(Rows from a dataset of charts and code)
━━━━━━━━━━━━━━━━━━━━━━━━━━━━━━
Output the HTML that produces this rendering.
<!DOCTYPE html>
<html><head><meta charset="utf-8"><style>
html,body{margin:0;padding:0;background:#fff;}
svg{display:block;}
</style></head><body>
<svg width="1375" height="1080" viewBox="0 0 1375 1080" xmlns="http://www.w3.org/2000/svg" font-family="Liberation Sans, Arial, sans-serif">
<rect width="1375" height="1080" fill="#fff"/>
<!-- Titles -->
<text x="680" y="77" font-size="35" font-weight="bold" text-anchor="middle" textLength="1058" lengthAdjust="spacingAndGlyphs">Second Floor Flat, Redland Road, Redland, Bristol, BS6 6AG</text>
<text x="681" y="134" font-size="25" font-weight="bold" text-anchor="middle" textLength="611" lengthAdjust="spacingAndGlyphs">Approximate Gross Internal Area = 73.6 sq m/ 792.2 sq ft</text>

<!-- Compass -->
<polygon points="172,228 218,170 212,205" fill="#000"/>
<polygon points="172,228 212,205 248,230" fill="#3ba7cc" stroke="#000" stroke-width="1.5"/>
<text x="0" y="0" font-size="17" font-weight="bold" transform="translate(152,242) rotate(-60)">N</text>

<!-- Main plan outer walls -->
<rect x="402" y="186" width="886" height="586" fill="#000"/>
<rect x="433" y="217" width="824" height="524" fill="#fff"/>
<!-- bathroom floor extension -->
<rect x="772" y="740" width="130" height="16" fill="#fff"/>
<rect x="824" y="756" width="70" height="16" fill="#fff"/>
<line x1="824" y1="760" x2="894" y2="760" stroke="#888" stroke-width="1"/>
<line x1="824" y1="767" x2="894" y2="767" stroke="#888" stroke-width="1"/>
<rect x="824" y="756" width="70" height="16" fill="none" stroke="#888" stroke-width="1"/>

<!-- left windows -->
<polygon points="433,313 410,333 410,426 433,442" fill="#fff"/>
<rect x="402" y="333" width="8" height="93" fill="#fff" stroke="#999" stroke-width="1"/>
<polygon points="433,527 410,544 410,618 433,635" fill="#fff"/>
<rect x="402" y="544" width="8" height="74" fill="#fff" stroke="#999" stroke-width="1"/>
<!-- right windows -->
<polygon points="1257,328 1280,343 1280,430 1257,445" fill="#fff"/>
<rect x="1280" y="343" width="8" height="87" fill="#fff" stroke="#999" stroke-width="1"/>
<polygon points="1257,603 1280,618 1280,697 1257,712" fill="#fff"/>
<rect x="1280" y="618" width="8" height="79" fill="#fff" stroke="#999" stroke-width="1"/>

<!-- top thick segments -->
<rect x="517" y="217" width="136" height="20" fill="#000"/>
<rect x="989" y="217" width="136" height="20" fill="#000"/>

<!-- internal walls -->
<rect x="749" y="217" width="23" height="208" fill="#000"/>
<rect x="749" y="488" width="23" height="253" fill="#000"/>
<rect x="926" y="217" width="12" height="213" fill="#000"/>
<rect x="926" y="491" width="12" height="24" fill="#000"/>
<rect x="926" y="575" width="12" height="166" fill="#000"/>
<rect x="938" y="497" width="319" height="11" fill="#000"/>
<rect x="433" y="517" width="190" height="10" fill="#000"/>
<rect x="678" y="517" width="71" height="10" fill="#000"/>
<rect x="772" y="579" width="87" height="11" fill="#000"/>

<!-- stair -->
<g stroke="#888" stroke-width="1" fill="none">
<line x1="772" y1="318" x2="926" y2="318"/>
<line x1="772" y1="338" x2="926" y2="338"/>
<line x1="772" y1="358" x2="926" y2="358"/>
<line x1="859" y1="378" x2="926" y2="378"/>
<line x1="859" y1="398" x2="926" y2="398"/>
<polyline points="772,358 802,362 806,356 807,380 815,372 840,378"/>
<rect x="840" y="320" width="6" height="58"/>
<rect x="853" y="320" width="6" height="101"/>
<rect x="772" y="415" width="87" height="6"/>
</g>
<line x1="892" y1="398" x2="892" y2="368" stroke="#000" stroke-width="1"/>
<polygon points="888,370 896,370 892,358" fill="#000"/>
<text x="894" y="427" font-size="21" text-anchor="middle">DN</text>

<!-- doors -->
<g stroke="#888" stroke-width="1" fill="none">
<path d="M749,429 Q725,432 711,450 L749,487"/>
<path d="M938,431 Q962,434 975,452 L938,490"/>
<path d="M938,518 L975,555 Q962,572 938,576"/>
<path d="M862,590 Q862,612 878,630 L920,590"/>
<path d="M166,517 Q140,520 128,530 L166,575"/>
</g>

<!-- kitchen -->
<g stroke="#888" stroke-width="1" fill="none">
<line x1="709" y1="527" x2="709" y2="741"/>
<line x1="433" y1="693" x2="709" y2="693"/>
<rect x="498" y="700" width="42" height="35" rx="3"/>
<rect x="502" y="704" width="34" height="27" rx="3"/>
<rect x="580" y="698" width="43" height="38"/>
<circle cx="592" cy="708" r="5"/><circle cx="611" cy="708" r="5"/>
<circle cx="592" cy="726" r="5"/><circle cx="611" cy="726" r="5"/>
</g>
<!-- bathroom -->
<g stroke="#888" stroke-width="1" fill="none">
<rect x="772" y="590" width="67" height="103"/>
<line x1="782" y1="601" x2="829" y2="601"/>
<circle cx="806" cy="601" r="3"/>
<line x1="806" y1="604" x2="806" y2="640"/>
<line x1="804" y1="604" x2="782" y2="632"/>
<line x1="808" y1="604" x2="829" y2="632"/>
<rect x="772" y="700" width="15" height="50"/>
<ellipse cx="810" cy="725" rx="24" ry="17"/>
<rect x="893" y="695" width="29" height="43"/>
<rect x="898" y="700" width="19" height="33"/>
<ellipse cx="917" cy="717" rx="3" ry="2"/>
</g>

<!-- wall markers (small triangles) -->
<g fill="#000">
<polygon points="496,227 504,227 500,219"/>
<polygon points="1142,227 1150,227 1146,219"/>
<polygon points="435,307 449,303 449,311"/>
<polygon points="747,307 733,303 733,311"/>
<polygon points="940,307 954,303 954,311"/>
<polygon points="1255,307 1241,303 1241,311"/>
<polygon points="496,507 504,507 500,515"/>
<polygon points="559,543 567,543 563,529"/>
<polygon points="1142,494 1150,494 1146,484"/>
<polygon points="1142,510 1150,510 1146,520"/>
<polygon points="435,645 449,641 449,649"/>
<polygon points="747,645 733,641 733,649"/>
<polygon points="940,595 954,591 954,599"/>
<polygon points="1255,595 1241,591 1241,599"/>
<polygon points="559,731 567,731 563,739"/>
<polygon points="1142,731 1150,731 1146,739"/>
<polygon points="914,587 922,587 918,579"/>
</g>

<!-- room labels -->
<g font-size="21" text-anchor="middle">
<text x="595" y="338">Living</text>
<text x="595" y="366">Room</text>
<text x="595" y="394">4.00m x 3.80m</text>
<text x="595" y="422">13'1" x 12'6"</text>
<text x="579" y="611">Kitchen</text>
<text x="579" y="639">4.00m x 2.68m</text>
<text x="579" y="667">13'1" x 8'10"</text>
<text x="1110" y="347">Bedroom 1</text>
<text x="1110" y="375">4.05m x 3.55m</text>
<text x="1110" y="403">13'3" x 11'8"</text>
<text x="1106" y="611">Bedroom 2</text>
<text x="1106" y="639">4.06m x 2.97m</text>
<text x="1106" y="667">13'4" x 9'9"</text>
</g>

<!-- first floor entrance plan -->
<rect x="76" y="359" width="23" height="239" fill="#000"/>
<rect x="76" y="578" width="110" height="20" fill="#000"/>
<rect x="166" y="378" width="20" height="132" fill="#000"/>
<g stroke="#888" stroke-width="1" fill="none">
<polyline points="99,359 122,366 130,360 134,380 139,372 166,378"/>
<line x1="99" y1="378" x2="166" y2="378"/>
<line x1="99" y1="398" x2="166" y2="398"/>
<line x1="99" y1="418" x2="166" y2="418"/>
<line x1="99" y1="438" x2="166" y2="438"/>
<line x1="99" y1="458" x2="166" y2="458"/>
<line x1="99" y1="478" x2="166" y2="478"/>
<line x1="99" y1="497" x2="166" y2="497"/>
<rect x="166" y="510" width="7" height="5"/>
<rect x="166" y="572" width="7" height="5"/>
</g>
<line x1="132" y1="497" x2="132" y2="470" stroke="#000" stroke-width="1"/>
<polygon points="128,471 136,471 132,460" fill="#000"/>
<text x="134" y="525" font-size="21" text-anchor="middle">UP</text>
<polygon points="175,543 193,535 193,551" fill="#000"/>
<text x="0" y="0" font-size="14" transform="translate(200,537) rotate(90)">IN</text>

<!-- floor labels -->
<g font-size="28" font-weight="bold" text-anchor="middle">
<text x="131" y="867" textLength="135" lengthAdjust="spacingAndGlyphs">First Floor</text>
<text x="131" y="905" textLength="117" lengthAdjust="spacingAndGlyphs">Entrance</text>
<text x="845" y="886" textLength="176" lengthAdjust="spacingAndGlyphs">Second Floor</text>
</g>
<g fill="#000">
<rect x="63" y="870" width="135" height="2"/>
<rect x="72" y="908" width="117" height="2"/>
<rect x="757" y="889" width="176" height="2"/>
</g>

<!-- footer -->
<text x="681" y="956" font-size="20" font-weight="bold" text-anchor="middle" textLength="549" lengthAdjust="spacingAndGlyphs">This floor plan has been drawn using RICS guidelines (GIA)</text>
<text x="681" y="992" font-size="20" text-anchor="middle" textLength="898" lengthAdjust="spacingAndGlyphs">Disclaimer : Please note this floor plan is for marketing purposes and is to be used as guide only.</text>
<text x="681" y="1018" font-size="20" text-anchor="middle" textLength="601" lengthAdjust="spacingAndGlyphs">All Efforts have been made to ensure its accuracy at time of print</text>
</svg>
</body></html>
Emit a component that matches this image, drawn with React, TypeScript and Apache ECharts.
━━━━━━━━━━━━━━━━━━━━━━━━━━━━━━
- To do -
Return, please, the lines of the data from the first through the line containing "792.2 sq ft</text>", both kept, exactly as they stand and nothing more.

- Written solution -
Output the HTML that produces this rendering.
<!DOCTYPE html>
<html><head><meta charset="utf-8"><style>
html,body{margin:0;padding:0;background:#fff;}
svg{display:block;}
</style></head><body>
<svg width="1375" height="1080" viewBox="0 0 1375 1080" xmlns="http://www.w3.org/2000/svg" font-family="Liberation Sans, Arial, sans-serif">
<rect width="1375" height="1080" fill="#fff"/>
<!-- Titles -->
<text x="680" y="77" font-size="35" font-weight="bold" text-anchor="middle" textLength="1058" lengthAdjust="spacingAndGlyphs">Second Floor Flat, Redland Road, Redland, Bristol, BS6 6AG</text>
<text x="681" y="134" font-size="25" font-weight="bold" text-anchor="middle" textLength="611" lengthAdjust="spacingAndGlyphs">Approximate Gross Internal Area = 73.6 sq m/ 792.2 sq ft</text>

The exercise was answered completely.